Let’s investigate the structure of the data set.

str(nyc_regents_scores)

## 'data.frame':    102 obs. of  6 variables:
##  $ score             : num  0 1 2 3 4 5 6 7 8 9 ...
##  $ integrated_algebra: num  56 NA 1 NA 3 2 4 1 24 3 ...
##  $ global_history    : num  55 8 9 3 15 11 29 37 53 49 ...
##  $ living_environment: num  66 3 2 1 1 10 3 2 6 3 ...
##  $ english           : num  165 69 237 190 109 122 151 175 197 175 ...
##  $ us_history        : num  65 4 16 10 6 8 7 12 16 28 ...

Checking if there’s any Na’s in the data set.

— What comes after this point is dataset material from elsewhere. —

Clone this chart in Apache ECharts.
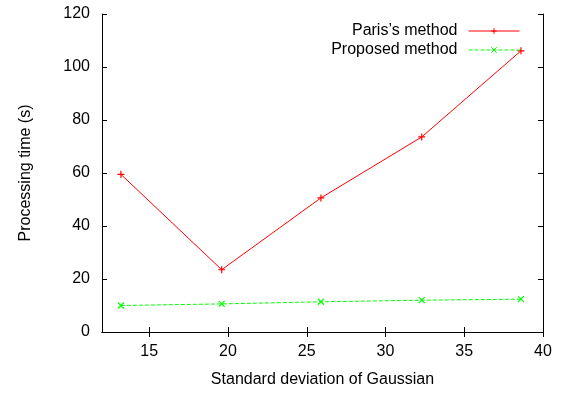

sum(is.na(nyc_regents_scores))

## [1] 10

Let’s get rid of the Na’s and plot the line graph.

nyc_regents_scores %>%
    filter(!is.na(score) &
              !is.na(living_environment) &
             !is.na(global_history) &
             !is.na(english) & 
             !is.na(us_history)) %>%
    select(Score = score, 
           LV_Environment = living_environment,
           English = english,
           History = global_history, 
           US_H = us_history) %>%
gather(Subjects, Frequency,  History, US_H, English, LV_Environment) %>%
    ggplot(aes(Frequency, Score,  col = Subjects)) +
    geom_line(size = 0.9) +
    ylab("Score Frequency") +
    xlab("Scores from 0 to 100") +
    ggtitle("NYC Regents Exam Frequency Plot for Chosen Subjects") +
    scale_color_manual(values = c("#03436A", "#64A8D1", "#B0F26D", "#CFA127")) +
    theme_light()+
    xlim(c(0, 100)) +
    theme(strip.background= element_blank(),
        strip.text.x = element_blank(),
        strip.text.y = element_blank())

## Warning: Using `size` aesthetic for lines was deprecated in ggplot2 3.4.0.
## ℹ Please use `linewidth` instead.
## This warning is displayed once every 8 hours.
## Call `lifecycle::last_lifecycle_warnings()` to see where this warning was
## generated.

## Warning: Removed 328 rows containing missing values (`geom_line()`).

Conclusion.

The data set I chose in DSLabs is called, “nyc_regents_score”. This data set include scores of NYC Regents Exam in Integrated Algebra, Global History, Living Environment, English, and US History in 2010. I wanted to make a plot that contains score frequency of four subjects, and the subjects that seemed interesting to me was Living Environment, Global History, English and US History. For this assignment, I decided to create a line graph.I got rid of the NA values because it makes graphing a lot more easier. First, I thought I would use the “RCOLORBREWER” as usual to pick the colors of the lines but I ended up typing the color codes manually.